▶ _SET TASK_: In your copy, include every line of the listing below exactly but none of the pictures.

▶ _INFORMATION SHOWN_:
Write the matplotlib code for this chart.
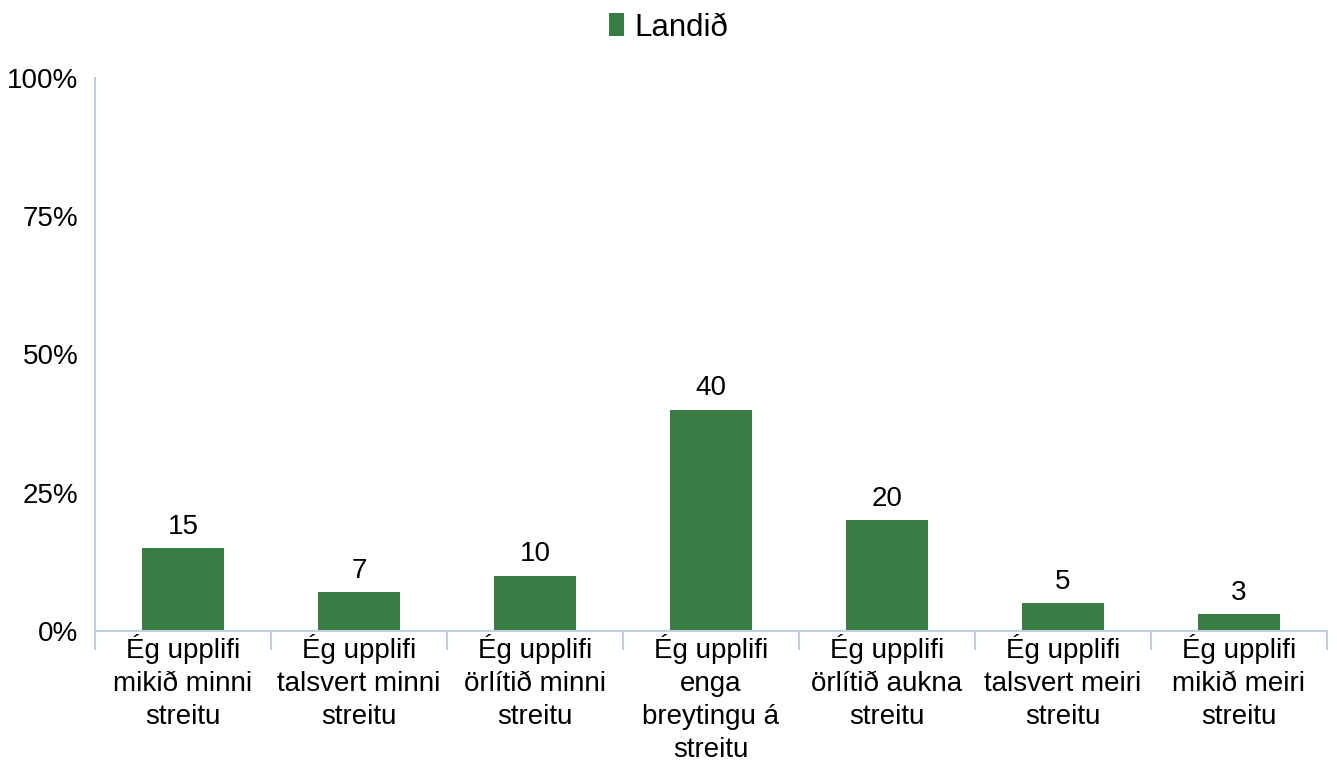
import matplotlib
matplotlib.use("Agg")
import matplotlib.pyplot as plt
from matplotlib.patches import Patch

categories = [
    "Ég upplifi\nmikið minni\nstreitu",
    "Ég upplifi\ntalsvert minni\nstreitu",
    "Ég upplifi\nörlítið minni\nstreitu",
    "Ég upplifi\nenga\nbreytingu á\nstreitu",
    "Ég upplifi\nörlítið aukna\nstreitu",
    "Ég upplifi\ntalsvert meiri\nstreitu",
    "Ég upplifi\nmikið meiri\nstreitu",
]
values = [15, 7, 10, 40, 20, 5, 3]
series_name = "Landið"
y_ticks = [0, 25, 50, 75, 100]

BAR_COLOR = "#3a7d44"
AXIS_COLOR = "#c3cddb"
FS = 20

plt.rcParams["font.family"] = ["Liberation Sans", "DejaVu Sans"]

fig = plt.figure(figsize=(13.37, 7.62), dpi=100)
W, H = 1337, 762
ax = fig.add_axes([95 / W, (H - 631) / H, 1232 / W, 553 / H])

x = list(range(len(categories)))
ax.bar(x, values, width=0.47, color=BAR_COLOR, zorder=2)
for xi, v in zip(x, values):
    ax.annotate(str(v), (xi, v), xytext=(0, 6), textcoords="offset points",
                ha="center", va="bottom", fontsize=FS)

ax.set_xlim(-0.5, len(categories) - 0.5)
ax.set_ylim(0, 100)
ax.set_yticks(y_ticks)
ax.set_yticklabels([f"{t}%" for t in y_ticks], fontsize=FS)
ax.tick_params(axis="y", length=0, pad=12)

ax.set_xticks(x)
ax.set_xticklabels(categories, fontsize=FS, linespacing=1.36)
ax.tick_params(axis="x", which="major", length=0, pad=2)
ax.set_xticks([i - 0.5 for i in range(len(categories) + 1)], minor=True)
ax.tick_params(axis="x", which="minor", length=14, width=1.5, color=AXIS_COLOR)

for side in ("top", "right"):
    ax.spines[side].set_visible(False)
for side in ("left", "bottom"):
    ax.spines[side].set_color(AXIS_COLOR)
    ax.spines[side].set_linewidth(1.5)

handle = Patch(facecolor=BAR_COLOR, edgecolor="none")
fig.legend([handle], [series_name], loc="upper center",
           bbox_to_anchor=(0.5, 1.0), frameon=False, fontsize=22.5,
           handlelength=0.48, handleheight=0.74, handletextpad=0.32,
           borderaxespad=0.0)

fig.savefig("out.png", dpi=100)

▶ _ANSWER TO THIS EXERCISE_:
Write the matplotlib code for this chart.
import matplotlib
matplotlib.use("Agg")
import matplotlib.pyplot as plt
from matplotlib.patches import Patch

categories = [
    "Ég upplifi\nmikið minni\nstreitu",
    "Ég upplifi\ntalsvert minni\nstreitu",
    "Ég upplifi\nörlítið minni\nstreitu",
    "Ég upplifi\nenga\nbreytingu á\nstreitu",
    "Ég upplifi\nörlítið aukna\nstreitu",
    "Ég upplifi\ntalsvert meiri\nstreitu",
    "Ég upplifi\nmikið meiri\nstreitu",
]
values = [15, 7, 10, 40, 20, 5, 3]
series_name = "Landið"
y_ticks = [0, 25, 50, 75, 100]

BAR_COLOR = "#3a7d44"
AXIS_COLOR = "#c3cddb"
FS = 20

plt.rcParams["font.family"] = ["Liberation Sans", "DejaVu Sans"]

fig = plt.figure(figsize=(13.37, 7.62), dpi=100)
W, H = 1337, 762
ax = fig.add_axes([95 / W, (H - 631) / H, 1232 / W, 553 / H])

x = list(range(len(categories)))
ax.bar(x, values, width=0.47, color=BAR_COLOR, zorder=2)
for xi, v in zip(x, values):
    ax.annotate(str(v), (xi, v), xytext=(0, 6), textcoords="offset points",
                ha="center", va="bottom", fontsize=FS)

ax.set_xlim(-0.5, len(categories) - 0.5)
ax.set_ylim(0, 100)
ax.set_yticks(y_ticks)
ax.set_yticklabels([f"{t}%" for t in y_ticks], fontsize=FS)
ax.tick_params(axis="y", length=0, pad=12)

ax.set_xticks(x)
ax.set_xticklabels(categories, fontsize=FS, linespacing=1.36)
ax.tick_params(axis="x", which="major", length=0, pad=2)
ax.set_xticks([i - 0.5 for i in range(len(categories) + 1)], minor=True)
ax.tick_params(axis="x", which="minor", length=14, width=1.5, color=AXIS_COLOR)

for side in ("top", "right"):
    ax.spines[side].set_visible(False)
for side in ("left", "bottom"):
    ax.spines[side].set_color(AXIS_COLOR)
    ax.spines[side].set_linewidth(1.5)

handle = Patch(facecolor=BAR_COLOR, edgecolor="none")
fig.legend([handle], [series_name], loc="upper center",
           bbox_to_anchor=(0.5, 1.0), frameon=False, fontsize=22.5,
           handlelength=0.48, handleheight=0.74, handletextpad=0.32,
           borderaxespad=0.0)

fig.savefig("out.png", dpi=100)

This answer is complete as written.